## WHAT YOU WILL DO
Please print exactly the lines below, from the start of the material up to and including the line with "import plotly.graph_objects as go", but none of the pictures.

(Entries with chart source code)
-- Start --
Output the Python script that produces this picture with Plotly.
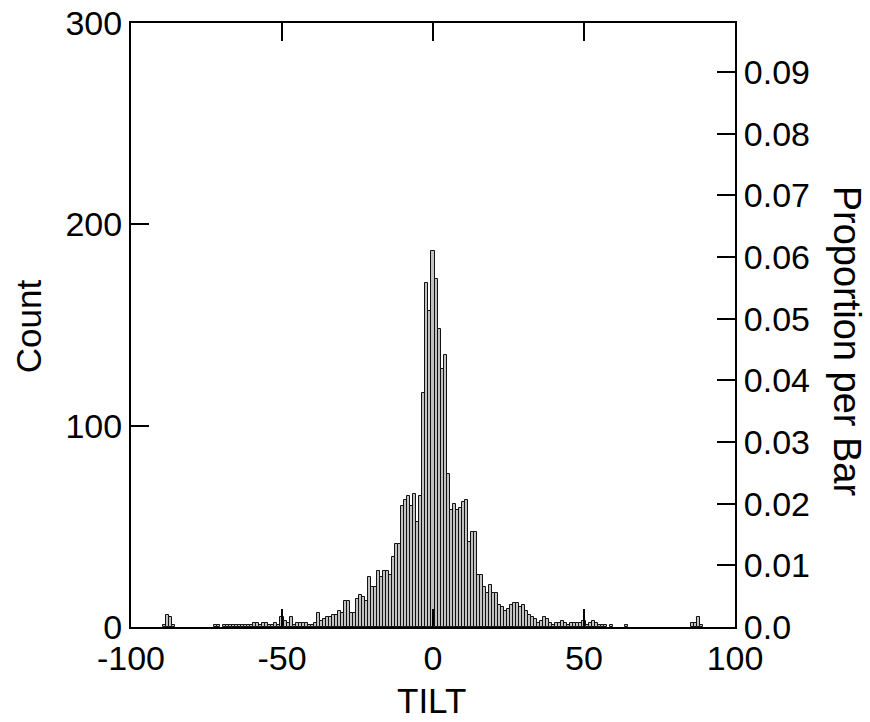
import plotly.graph_objects as go

# ---- data (1-degree bins, given by their centres) ----
bin_centers = [-89, -88, -87, -86,
               -72, -71, -69, -68, -67, -66, -65, -64, -63, -62, -61, -60, -59, -58, -57, -56,
               -55, -54, -53, -52, -51, -50, -49, -48, -47, -46, -45, -44, -43, -42, -41, -40,
               -39, -38, -37, -36, -35, -34, -33, -32, -31, -30, -29, -28, -27, -26, -25, -24,
               -23, -22, -21, -20, -19, -18, -17, -16, -15, -14, -13, -12, -11, -10, -9, -8,
               -7, -6, -5, -4, -3, -2, -1, 0, 1, 2, 3, 4, 5, 6, 7, 8, 9, 10, 11, 12, 13, 14,
               15, 16, 17, 18, 19, 20, 21, 22, 23, 24, 25, 26, 27, 28, 29, 30, 31, 32, 33, 34,
               35, 36, 37, 38, 39, 40, 41, 42, 43, 44, 45, 46, 47, 48, 49, 50, 51, 52, 53, 54,
               55, 56, 57, 59, 64, 86, 87, 88, 89]
counts = [1, 6, 5, 1,
          1, 1, 1, 1, 1, 1, 1, 1, 1, 1, 1, 1, 2, 2, 1, 2,
          2, 1, 1, 2, 1, 5, 3, 2, 5, 1, 2, 2, 2, 2, 1, 1,
          2, 7, 3, 4, 5, 5, 6, 6, 8, 7, 13, 13, 7, 7, 14, 16,
          15, 13, 25, 20, 20, 28, 25, 28, 28, 26, 35, 41, 41, 60, 63, 65,
          60, 66, 52, 65, 116, 171, 157, 187, 173, 148, 128, 135, 76, 58, 61, 58, 59, 62, 63, 42, 47, 47,
          26, 26, 20, 17, 21, 17, 17, 11, 10, 8, 9, 11, 12, 12, 10, 11, 8, 6, 5, 4,
          2, 3, 5, 4, 2, 1, 2, 2, 3, 2, 1, 2, 2, 2, 2, 3, 1, 2, 3, 2,
          1, 1, 1, 1, 1, 2, 2, 5, 1]
total_n = 3062  # total implied by the "Proportion per Bar" scale

x_ticks = [-100, -50, 0, 50, 100]
x_labels = ["-100", "-50", "0", "50", "100"]
count_ticks = [0, 100, 200, 300]
prop_ticks = [0.0, 0.01, 0.02, 0.03, 0.04, 0.05, 0.06, 0.07, 0.08, 0.09]
prop_labels = ["0.0", "0.01", "0.02", "0.03", "0.04", "0.05", "0.06", "0.07", "0.08", "0.09"]

count_max = 300
FONT = "Liberation Sans, Arial, Helvetica, sans-serif"

fig = go.Figure()
fig.add_trace(go.Bar(
    x=bin_centers, y=counts, width=1,
    marker=dict(color="#c2c2c2", line=dict(color="#111111", width=1)),
    showlegend=False, hoverinfo="x+y",
))
fig.add_trace(go.Scatter(
    x=bin_centers, y=[c / total_n for c in counts], yaxis="y2",
    mode="markers", marker=dict(opacity=0), showlegend=False, hoverinfo="skip",
))

axis_common = dict(
    ticks="inside", ticklen=18, tickwidth=2, tickcolor="black",
    showline=True, linewidth=2, linecolor="black",
    showgrid=False, zeroline=False, automargin=False,
    tickfont=dict(family=FONT, size=34, color="black"),
)

fig.update_layout(
    template="none",
    width=870, height=722,
    margin=dict(l=131, r=135, t=23, b=95, autoexpand=False),
    paper_bgcolor="white", plot_bgcolor="white",
    font=dict(family=FONT, color="black"),
    bargap=0,
    xaxis=dict(range=[-100, 100], tickvals=x_ticks, ticktext=x_labels, mirror="ticks", **axis_common),
    yaxis=dict(range=[0, count_max], tickvals=count_ticks, mirror=True, **axis_common),
    yaxis2=dict(range=[0, count_max / total_n], tickvals=prop_ticks, ticktext=prop_labels,
                overlaying="y", side="right", **axis_common),
    annotations=[
        dict(text="TILT", x=0.497, y=-0.1215, xref="paper", yref="paper",
             xanchor="center", yanchor="middle", showarrow=False,
             font=dict(family=FONT, size=35, color="black")),
        dict(text="Count", x=-0.1705, y=0.498, xref="paper", yref="paper",
             xanchor="center", yanchor="middle", showarrow=False, textangle=-90,
             font=dict(family=FONT, size=35, color="black")),
        dict(text="Proportion per Bar", x=1.186, y=0.4735, xref="paper", yref="paper",
             xanchor="center", yanchor="middle", showarrow=False, textangle=90,
             font=dict(family=FONT, size=38, color="black")),
    ],
)

fig.write_html("out.html", config={"displayModeBar": False})

# remove the browser's default 8px page margin so the figure sits at (0, 0)
with open("out.html", "r", encoding="utf-8") as f:
    html = f.read()
html = html.replace("<head>", "<head><style>html,body{margin:0;padding:0;overflow:hidden;}</style>", 1)
with open("out.html", "w", encoding="utf-8") as f:
    f.write(html)
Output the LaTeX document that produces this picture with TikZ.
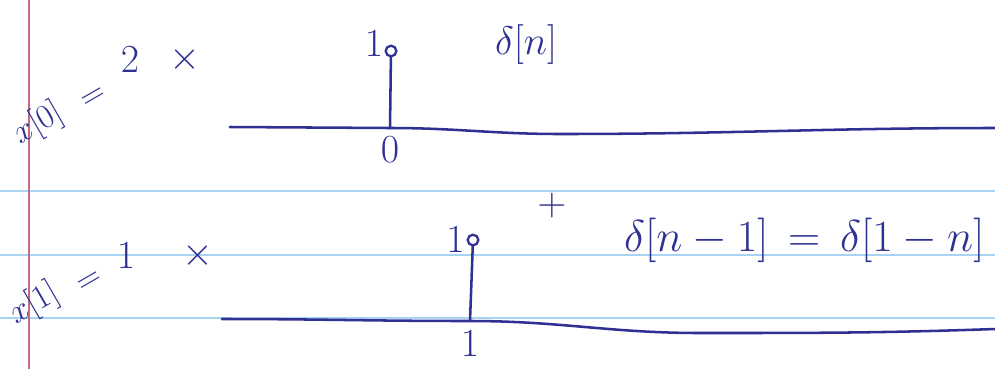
-- End --
## THE ANSWER
Output the Python script that produces this picture with Plotly.
import plotly.graph_objects as go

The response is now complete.